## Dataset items
• • • • • • •
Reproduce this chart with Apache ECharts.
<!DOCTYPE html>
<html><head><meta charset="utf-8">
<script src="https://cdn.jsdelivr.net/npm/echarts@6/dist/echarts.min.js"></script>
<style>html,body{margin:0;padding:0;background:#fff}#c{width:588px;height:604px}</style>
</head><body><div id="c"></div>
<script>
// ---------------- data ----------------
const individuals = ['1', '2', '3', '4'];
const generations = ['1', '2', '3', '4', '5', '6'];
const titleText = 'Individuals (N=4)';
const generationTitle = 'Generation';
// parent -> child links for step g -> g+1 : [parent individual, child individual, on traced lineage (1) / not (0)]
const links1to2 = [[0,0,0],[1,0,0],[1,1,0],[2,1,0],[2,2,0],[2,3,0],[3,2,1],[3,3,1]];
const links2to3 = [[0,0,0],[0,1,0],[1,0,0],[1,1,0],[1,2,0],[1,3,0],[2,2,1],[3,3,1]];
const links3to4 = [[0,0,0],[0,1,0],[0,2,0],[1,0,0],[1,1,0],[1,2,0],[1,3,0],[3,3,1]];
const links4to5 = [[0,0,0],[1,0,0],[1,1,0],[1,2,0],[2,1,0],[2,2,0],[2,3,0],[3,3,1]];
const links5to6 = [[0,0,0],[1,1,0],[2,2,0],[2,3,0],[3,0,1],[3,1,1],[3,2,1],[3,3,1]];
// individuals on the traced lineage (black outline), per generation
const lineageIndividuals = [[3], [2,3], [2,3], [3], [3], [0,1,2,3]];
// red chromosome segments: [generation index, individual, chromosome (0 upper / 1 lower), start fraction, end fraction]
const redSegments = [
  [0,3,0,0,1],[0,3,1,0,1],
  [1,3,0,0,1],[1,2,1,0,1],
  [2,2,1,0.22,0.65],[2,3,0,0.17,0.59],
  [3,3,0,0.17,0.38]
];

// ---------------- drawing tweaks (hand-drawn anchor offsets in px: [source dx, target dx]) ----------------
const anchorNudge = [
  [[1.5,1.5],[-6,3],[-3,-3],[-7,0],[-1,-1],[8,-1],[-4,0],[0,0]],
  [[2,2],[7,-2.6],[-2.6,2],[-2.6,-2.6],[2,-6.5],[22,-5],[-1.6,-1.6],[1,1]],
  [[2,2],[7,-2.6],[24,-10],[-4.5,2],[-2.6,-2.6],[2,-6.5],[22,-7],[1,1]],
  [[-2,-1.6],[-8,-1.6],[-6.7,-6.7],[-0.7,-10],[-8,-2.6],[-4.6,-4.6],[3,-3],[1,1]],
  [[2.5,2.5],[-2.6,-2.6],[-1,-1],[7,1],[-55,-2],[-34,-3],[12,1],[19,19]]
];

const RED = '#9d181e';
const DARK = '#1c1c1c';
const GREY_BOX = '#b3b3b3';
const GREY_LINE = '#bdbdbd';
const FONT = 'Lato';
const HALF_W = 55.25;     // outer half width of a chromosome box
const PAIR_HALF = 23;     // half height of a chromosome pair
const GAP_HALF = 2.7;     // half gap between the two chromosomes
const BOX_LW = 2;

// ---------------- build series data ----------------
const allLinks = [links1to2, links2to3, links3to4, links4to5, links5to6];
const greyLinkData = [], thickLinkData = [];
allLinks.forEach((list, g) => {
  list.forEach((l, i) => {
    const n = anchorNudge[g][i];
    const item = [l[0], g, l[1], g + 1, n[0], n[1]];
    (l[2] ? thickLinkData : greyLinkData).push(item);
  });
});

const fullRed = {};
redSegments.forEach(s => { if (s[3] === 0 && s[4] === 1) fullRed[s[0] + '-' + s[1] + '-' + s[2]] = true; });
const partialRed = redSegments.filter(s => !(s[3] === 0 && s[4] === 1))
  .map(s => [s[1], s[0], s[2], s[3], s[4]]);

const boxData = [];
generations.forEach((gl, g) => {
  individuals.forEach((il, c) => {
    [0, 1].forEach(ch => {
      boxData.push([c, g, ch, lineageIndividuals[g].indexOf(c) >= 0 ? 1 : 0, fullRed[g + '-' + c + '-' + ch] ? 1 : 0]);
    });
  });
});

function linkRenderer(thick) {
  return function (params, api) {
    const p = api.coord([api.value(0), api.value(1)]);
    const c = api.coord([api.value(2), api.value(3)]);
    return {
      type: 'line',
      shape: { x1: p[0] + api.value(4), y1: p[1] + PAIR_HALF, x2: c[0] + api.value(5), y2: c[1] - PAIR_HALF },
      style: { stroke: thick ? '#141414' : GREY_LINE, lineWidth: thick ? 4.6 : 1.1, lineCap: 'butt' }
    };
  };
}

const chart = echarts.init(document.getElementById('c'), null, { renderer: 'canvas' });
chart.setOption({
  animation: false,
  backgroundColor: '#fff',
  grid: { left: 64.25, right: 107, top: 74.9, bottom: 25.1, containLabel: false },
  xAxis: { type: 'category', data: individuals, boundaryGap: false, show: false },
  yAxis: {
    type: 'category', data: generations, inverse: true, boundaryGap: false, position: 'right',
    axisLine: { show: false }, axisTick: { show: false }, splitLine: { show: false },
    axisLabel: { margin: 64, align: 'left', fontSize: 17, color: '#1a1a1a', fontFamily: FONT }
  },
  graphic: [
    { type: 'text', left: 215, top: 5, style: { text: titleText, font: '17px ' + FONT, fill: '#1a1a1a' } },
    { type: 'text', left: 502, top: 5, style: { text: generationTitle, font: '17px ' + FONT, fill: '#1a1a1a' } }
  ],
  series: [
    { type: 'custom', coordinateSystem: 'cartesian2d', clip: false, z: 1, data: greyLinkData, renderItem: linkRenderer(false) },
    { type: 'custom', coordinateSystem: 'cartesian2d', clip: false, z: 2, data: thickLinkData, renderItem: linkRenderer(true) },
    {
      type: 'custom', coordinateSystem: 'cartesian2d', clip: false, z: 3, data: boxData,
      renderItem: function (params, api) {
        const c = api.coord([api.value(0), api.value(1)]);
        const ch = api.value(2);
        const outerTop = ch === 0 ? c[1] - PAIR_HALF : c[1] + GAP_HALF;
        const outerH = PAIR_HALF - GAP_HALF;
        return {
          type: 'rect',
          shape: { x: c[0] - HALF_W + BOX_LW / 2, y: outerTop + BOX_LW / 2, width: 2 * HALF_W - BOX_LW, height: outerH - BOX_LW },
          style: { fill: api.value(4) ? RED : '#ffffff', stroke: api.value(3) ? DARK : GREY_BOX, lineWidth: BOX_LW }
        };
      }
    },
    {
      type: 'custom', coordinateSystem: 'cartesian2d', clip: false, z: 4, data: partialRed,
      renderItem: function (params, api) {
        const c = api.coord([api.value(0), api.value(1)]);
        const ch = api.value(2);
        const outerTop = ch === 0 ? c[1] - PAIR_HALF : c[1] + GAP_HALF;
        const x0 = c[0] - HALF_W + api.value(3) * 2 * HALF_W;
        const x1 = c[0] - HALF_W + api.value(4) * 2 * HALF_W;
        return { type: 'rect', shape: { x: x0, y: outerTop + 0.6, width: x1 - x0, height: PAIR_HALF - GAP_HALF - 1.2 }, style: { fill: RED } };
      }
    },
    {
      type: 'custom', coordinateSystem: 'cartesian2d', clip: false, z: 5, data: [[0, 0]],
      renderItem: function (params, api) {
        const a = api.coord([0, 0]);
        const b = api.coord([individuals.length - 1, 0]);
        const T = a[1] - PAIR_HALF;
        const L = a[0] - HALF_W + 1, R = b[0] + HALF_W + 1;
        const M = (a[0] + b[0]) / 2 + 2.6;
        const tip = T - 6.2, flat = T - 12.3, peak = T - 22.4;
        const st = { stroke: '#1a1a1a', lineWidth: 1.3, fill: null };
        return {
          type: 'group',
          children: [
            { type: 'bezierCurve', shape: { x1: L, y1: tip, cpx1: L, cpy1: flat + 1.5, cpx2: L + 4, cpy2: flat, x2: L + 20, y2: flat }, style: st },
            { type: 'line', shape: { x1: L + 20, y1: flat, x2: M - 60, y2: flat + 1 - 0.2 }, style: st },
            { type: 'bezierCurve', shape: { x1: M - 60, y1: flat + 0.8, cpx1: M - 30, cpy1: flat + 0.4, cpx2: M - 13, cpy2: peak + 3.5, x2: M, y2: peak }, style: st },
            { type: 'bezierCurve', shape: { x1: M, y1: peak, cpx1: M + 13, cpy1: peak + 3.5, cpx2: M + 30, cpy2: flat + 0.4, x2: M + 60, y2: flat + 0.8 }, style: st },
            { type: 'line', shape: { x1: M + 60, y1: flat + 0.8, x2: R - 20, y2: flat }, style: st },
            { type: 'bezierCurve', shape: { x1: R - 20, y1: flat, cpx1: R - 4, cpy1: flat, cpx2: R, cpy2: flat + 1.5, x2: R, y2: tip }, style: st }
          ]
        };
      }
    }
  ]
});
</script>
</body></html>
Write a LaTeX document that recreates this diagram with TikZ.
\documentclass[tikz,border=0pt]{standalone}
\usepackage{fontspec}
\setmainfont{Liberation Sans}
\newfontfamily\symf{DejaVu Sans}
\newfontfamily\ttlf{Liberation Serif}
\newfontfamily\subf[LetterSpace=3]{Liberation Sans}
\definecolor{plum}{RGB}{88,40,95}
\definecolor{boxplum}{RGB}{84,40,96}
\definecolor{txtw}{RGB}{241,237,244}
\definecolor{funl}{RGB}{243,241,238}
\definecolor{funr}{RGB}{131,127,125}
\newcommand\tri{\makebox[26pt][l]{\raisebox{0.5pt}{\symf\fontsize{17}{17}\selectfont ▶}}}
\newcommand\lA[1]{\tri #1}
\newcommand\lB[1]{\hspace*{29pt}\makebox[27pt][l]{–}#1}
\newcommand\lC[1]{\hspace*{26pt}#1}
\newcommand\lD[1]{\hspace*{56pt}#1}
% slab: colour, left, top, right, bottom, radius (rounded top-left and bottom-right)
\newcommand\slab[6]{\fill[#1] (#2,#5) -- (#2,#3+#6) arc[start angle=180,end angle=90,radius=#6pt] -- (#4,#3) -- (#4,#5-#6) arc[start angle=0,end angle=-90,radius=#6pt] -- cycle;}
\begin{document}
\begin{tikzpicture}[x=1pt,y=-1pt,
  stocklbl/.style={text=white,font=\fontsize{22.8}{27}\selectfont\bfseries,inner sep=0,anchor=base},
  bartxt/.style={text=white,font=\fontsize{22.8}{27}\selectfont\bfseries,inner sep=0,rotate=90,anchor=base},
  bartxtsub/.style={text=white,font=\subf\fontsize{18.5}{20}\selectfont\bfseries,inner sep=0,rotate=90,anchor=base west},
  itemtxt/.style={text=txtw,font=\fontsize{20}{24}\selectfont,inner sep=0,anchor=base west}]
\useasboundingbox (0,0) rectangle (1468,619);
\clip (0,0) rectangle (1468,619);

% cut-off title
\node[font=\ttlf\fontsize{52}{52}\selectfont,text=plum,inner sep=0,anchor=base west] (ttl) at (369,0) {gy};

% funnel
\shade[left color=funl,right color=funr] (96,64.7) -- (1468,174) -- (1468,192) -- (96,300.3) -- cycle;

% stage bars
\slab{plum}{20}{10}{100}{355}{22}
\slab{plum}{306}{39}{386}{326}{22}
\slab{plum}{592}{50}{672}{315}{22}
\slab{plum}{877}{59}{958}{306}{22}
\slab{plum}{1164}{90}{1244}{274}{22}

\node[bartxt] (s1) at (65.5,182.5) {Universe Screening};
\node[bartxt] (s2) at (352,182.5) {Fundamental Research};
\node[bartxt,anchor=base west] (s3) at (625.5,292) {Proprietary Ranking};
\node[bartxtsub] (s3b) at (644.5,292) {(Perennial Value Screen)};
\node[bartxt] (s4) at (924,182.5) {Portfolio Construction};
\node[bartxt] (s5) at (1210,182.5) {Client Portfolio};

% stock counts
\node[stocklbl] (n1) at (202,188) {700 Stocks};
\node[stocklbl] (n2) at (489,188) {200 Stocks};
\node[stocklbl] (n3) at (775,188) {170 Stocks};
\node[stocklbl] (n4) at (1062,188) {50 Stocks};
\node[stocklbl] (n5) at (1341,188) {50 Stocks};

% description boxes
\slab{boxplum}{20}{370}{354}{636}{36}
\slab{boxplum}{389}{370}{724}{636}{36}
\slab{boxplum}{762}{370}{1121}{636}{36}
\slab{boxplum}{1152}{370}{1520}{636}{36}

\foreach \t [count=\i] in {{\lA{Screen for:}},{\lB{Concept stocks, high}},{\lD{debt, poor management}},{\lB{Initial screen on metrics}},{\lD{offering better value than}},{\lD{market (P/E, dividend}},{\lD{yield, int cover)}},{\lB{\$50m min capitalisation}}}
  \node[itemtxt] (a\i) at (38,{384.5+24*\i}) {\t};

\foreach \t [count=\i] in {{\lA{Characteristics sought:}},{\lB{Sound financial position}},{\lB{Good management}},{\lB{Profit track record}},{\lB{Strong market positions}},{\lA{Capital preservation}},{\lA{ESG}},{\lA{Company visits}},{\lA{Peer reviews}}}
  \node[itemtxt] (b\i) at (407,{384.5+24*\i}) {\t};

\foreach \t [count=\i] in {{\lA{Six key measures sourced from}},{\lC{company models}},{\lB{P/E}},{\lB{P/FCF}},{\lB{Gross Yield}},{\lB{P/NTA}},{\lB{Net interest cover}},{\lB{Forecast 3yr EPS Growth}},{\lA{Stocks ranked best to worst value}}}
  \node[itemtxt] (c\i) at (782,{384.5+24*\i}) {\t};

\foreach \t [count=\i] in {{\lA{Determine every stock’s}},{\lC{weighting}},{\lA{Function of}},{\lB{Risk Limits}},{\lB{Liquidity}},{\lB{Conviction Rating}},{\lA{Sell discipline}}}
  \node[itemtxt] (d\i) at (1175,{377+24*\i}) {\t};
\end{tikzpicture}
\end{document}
• • • • • • •
Count how many lines of the data include the word "this". Your reply should be that number alone.

## COMPLETE ANSWER
2